자료구조 | Binary Search Trees | 숙명여대 학점교류

토마토. 2022. 1. 6. 14:22

숙명여대 학점교류로 듣는 자료구조

day 12. 2022.1.6. 목요일

 

 


Binary Search Trees

Binary search Trees

Balanced binary search trees : AVL Tree


heap

provides a good performance of O(log2n) only when handling the root

for searching other item than the root, it takes O(n) time

 

why binary search tree is necessary

requires O(log2n) for any item, which is proportional to tree height (h)

 

=> 이진 탐색을 트리로 구현한 것

 

Binary search tree

assume no overlapping elements in tree

def)

* the root > left sub-tree nodes

* the root < right sub-tree nodes

* left & right sub-trees also must be binary search tree

 

O O X

binary search tree의 조건

 

반복문과 재귀문으로 구현할 수 있다. 

 

재귀문 버전 => O(log2n) + recursion overhead

def rBST(root, key):
    if not root: return None
    if key == root.data: return root
    if key < root.data:
        return rBST(root.left, key)
    return rBST(root.right, key)

반복문 버전 => O(log2n)

def iBST(root, key):
    while root:
        if key==root.data: return root
        if key < root.data:
            root = root.left
        else:
            root = root.right
    return None

수를 주면, 구성하는 것은 쉽다

 

Insertion Algorithm

before inserting a node, it should confirm whether there is no overlapping node.
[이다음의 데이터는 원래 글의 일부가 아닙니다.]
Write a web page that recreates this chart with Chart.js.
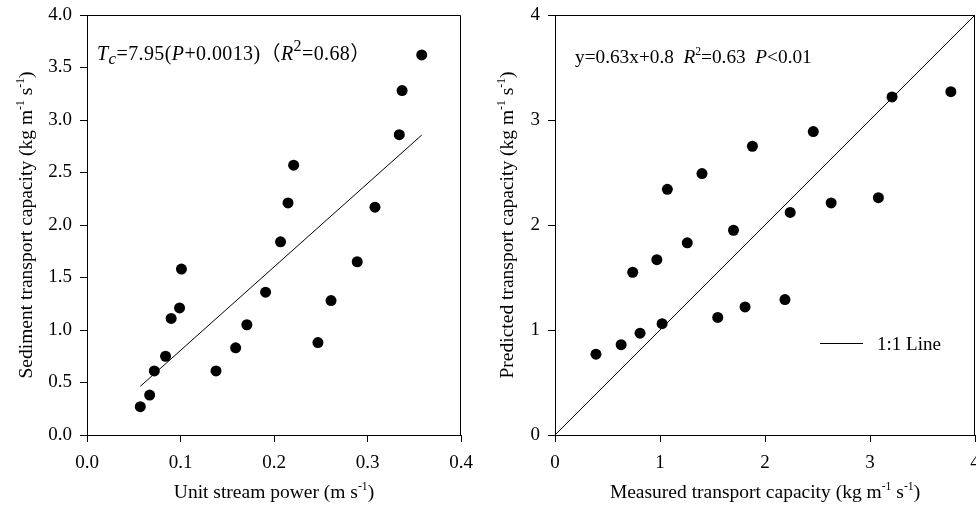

if overlapped, insertion fails

otherwise, attach a new node (35) to the last item compared (40)

 

왼쪽, 오른쪽으로 root와 크기를 비교해가면서 내려가는데, 

만약 노드가 중복인 요소가 있다면, 거절 아니라면 위치시키기

 

BST는 흥미롭네 ㅎㅎ >0<

 

overlap_check()

if tree is empty, or any overlapped node exists, NULL is returned

otherwise, a node searched lastly will be returned

 

time complexity : O(log2n)

search : O(log2n)

insert : O(1)

 

def insert(self, item):
    node = Node(item)
    if not self.tree:
        self.tree = node
    else:
        temp = self.tree
        # 상위 노드
        prev = None
        while True:
            # 직전 노드 저장해두기
            prev = temp
            # item 현재 삽입하려는 item이
            # prev보다 작다면, 
            # left로 내려가기
            if item < prev.data:
                temp = temp.left
                if not temp:
                    # 만약에 left 값이 비어있다면, 
                    # 노드를 넣어준다 :)
                    prev.left = node
                    return
                    # 비어있지 않다면 다시 내려가주어야 한다. 
            # right로 내려가기
            elif item > prev.data:
                temp = temp.right
                if not temp:
                    # 만약에 right 값이 비어있다면, 
                    # 노드를 넣어준다 :)
                    prev.right = node
                    return
            # item == prev.data => 중복이므로 pass
            else: return

만약에 empty가 아니라면? empty인 곳에 붙여준다

중간 시험 점수가 높으니, 과제 점수가 변별력이 있을 것이다. 

 

delete Algorithm

=> delete를 해도 BST 구조가 유지되어야 한다. 

* deleting a leaf node

assign NULL to the parent's link

* deleting a node with one child

assign its child to the parent's link

* deleting a non-leaf node with two children

choose either the max node in left sub-tree or the min node in right sub-tree which can reduce the tree height

substitutes chosen node for the node to be deleted

rebuild the sub-tree for BST

 

two-child case일 때는 삭제하고나서도 BST가 유지되려면, 왼쪽 sub tree의 max 값이 오거나

오른쪽 sub tree의 min 값이 와줘야 한다. 

 

Time complexity => O(log2n)

아래의 경우, 

더 나은 방법은 무엇일까? 

70만 올라가면, 성능은 높이에 비례한다. 근데 70이 가면 높이가 그대로다. 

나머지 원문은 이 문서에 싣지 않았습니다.